## EXERCISE
Which lines below fall between the one containing "Generate a LaTeX" and the one containing "(0,0) rectangle (881,406);"? Repeat them exactly, counting both of those lines, and add nothing else.
** start of EXCERPTED DATA **
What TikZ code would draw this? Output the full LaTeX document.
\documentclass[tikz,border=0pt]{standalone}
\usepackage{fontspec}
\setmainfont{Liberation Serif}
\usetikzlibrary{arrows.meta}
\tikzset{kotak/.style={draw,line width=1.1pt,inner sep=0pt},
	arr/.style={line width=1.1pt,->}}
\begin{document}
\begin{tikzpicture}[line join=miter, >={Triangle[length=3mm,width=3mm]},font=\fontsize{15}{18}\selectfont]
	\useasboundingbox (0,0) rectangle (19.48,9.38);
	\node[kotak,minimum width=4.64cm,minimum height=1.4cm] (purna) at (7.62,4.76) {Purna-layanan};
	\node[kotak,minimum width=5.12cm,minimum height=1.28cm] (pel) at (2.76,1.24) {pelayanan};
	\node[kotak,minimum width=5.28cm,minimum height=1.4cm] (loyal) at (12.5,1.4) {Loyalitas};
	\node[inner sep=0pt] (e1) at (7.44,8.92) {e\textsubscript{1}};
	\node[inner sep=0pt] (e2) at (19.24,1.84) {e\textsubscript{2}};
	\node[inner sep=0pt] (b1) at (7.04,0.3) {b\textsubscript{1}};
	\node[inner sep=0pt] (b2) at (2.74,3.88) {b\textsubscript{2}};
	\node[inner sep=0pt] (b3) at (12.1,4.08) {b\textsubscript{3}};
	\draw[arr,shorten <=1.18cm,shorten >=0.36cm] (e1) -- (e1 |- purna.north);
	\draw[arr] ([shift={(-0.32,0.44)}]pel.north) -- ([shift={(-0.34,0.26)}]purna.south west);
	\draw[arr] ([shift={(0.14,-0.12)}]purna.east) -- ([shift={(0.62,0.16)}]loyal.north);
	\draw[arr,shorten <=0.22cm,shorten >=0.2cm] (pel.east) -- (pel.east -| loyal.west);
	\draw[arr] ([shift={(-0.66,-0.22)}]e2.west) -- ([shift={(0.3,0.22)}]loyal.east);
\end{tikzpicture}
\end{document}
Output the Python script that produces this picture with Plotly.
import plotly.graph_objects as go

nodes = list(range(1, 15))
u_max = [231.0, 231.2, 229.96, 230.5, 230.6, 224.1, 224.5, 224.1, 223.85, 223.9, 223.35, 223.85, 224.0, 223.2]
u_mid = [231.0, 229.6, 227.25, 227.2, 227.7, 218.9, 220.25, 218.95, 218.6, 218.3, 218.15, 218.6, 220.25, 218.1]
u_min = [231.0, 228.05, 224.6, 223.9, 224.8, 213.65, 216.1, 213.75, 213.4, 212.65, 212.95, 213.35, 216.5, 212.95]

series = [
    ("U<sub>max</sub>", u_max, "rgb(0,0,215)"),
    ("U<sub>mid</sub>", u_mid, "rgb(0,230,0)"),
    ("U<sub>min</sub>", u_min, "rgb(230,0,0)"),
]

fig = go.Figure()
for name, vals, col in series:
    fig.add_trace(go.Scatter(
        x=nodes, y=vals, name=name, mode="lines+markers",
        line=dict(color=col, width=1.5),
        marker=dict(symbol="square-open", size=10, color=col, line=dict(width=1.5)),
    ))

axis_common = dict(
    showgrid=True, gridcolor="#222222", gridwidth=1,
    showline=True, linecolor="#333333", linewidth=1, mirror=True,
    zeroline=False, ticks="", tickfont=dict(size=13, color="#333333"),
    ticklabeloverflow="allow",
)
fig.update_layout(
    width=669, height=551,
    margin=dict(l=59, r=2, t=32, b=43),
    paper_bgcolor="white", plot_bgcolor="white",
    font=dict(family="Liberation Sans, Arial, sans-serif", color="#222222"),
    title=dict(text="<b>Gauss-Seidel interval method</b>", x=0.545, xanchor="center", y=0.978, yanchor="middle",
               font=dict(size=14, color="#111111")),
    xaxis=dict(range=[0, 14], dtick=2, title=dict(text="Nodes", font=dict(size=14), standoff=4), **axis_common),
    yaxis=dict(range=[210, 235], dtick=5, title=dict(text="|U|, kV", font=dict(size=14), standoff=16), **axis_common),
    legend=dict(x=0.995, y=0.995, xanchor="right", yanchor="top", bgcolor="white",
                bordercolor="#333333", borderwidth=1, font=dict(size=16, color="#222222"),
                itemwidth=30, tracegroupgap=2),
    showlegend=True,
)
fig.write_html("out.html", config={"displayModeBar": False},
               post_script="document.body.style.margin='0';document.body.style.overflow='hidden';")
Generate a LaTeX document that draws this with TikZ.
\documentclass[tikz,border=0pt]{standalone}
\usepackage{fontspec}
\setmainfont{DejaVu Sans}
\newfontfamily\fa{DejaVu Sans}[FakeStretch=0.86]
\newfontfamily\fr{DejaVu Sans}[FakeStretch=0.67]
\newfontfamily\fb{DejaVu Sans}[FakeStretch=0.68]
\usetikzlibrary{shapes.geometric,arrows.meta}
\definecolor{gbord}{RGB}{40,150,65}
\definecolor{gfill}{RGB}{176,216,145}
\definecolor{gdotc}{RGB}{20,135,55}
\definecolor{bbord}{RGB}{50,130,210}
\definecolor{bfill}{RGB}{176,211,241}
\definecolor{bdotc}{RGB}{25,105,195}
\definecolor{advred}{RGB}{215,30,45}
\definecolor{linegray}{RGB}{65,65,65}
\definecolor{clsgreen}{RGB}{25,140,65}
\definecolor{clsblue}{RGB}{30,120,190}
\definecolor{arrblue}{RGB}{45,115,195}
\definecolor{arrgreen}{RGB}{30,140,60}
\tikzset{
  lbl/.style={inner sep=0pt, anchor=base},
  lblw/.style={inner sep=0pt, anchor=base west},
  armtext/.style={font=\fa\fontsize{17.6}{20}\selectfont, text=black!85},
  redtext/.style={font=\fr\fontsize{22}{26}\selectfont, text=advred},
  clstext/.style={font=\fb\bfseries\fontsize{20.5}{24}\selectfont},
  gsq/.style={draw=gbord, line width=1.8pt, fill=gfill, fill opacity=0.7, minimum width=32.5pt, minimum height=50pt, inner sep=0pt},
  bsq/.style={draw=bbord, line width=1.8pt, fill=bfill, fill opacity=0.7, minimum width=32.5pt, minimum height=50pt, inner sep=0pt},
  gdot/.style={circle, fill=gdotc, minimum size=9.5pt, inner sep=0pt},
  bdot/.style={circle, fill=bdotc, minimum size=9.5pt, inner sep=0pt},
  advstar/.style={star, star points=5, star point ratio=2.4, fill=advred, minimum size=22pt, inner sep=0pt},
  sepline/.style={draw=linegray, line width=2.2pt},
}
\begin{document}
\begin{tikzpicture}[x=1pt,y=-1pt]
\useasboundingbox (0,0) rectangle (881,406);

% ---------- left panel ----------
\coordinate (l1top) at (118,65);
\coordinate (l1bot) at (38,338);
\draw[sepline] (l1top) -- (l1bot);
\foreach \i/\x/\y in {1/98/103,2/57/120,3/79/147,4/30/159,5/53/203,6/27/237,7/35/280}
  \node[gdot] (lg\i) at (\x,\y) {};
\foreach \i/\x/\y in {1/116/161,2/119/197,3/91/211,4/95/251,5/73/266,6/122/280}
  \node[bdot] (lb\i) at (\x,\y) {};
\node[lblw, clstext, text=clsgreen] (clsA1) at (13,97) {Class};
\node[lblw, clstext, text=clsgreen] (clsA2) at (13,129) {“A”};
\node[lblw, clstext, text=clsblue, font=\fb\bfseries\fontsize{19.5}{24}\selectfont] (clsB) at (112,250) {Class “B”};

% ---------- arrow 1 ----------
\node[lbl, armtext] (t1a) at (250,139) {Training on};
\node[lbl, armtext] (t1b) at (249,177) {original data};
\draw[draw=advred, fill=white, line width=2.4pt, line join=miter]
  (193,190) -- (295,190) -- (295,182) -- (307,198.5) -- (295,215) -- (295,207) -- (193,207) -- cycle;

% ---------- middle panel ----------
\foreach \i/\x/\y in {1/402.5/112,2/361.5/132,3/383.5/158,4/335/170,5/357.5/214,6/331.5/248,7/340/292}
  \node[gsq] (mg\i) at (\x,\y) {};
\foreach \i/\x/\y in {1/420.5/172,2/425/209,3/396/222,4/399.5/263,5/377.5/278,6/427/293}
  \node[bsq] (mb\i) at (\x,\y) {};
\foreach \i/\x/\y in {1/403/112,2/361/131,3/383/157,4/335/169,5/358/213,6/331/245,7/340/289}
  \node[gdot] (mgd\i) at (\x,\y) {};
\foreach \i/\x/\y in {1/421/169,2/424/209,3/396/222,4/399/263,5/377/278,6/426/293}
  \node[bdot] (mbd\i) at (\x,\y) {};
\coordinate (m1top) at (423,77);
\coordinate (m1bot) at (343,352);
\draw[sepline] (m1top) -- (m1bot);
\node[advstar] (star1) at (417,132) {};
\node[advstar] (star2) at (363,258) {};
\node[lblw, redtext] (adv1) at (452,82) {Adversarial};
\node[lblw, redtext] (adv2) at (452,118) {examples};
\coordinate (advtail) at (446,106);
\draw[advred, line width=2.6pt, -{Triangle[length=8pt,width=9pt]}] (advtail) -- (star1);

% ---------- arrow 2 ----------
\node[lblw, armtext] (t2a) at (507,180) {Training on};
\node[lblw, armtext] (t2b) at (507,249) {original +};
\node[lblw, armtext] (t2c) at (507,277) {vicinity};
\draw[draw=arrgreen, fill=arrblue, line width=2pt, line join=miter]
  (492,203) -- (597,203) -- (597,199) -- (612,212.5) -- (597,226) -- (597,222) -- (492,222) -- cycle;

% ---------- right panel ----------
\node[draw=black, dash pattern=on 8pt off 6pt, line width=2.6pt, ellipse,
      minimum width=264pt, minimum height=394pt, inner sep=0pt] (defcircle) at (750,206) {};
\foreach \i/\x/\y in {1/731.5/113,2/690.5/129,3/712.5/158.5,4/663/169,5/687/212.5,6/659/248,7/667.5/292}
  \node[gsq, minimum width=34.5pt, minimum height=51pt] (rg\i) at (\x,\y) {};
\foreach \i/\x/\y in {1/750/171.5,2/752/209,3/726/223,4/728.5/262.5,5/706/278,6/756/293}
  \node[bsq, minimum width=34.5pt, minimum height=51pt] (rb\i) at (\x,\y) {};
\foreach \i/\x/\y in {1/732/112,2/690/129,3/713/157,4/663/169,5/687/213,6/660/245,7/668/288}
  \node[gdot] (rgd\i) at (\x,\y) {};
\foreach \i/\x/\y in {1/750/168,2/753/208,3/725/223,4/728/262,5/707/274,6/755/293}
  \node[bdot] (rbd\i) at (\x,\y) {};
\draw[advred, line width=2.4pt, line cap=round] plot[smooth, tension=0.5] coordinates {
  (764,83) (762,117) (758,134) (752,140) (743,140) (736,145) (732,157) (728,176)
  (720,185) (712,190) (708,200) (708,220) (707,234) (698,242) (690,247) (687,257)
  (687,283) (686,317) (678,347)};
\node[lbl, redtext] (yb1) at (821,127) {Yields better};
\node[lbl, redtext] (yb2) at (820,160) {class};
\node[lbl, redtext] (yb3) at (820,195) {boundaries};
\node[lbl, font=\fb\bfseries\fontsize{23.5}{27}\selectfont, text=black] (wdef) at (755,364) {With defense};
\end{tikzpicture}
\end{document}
** end of EXCERPTED DATA **
## WRITTEN SOLUTION
Generate a LaTeX document that draws this with TikZ.
\documentclass[tikz,border=0pt]{standalone}
\usepackage{fontspec}
\setmainfont{DejaVu Sans}
\newfontfamily\fa{DejaVu Sans}[FakeStretch=0.86]
\newfontfamily\fr{DejaVu Sans}[FakeStretch=0.67]
\newfontfamily\fb{DejaVu Sans}[FakeStretch=0.68]
\usetikzlibrary{shapes.geometric,arrows.meta}
\definecolor{gbord}{RGB}{40,150,65}
\definecolor{gfill}{RGB}{176,216,145}
\definecolor{gdotc}{RGB}{20,135,55}
\definecolor{bbord}{RGB}{50,130,210}
\definecolor{bfill}{RGB}{176,211,241}
\definecolor{bdotc}{RGB}{25,105,195}
\definecolor{advred}{RGB}{215,30,45}
\definecolor{linegray}{RGB}{65,65,65}
\definecolor{clsgreen}{RGB}{25,140,65}
\definecolor{clsblue}{RGB}{30,120,190}
\definecolor{arrblue}{RGB}{45,115,195}
\definecolor{arrgreen}{RGB}{30,140,60}
\tikzset{
  lbl/.style={inner sep=0pt, anchor=base},
  lblw/.style={inner sep=0pt, anchor=base west},
  armtext/.style={font=\fa\fontsize{17.6}{20}\selectfont, text=black!85},
  redtext/.style={font=\fr\fontsize{22}{26}\selectfont, text=advred},
  clstext/.style={font=\fb\bfseries\fontsize{20.5}{24}\selectfont},
  gsq/.style={draw=gbord, line width=1.8pt, fill=gfill, fill opacity=0.7, minimum width=32.5pt, minimum height=50pt, inner sep=0pt},
  bsq/.style={draw=bbord, line width=1.8pt, fill=bfill, fill opacity=0.7, minimum width=32.5pt, minimum height=50pt, inner sep=0pt},
  gdot/.style={circle, fill=gdotc, minimum size=9.5pt, inner sep=0pt},
  bdot/.style={circle, fill=bdotc, minimum size=9.5pt, inner sep=0pt},
  advstar/.style={star, star points=5, star point ratio=2.4, fill=advred, minimum size=22pt, inner sep=0pt},
  sepline/.style={draw=linegray, line width=2.2pt},
}
\begin{document}
\begin{tikzpicture}[x=1pt,y=-1pt]
\useasboundingbox (0,0) rectangle (881,406);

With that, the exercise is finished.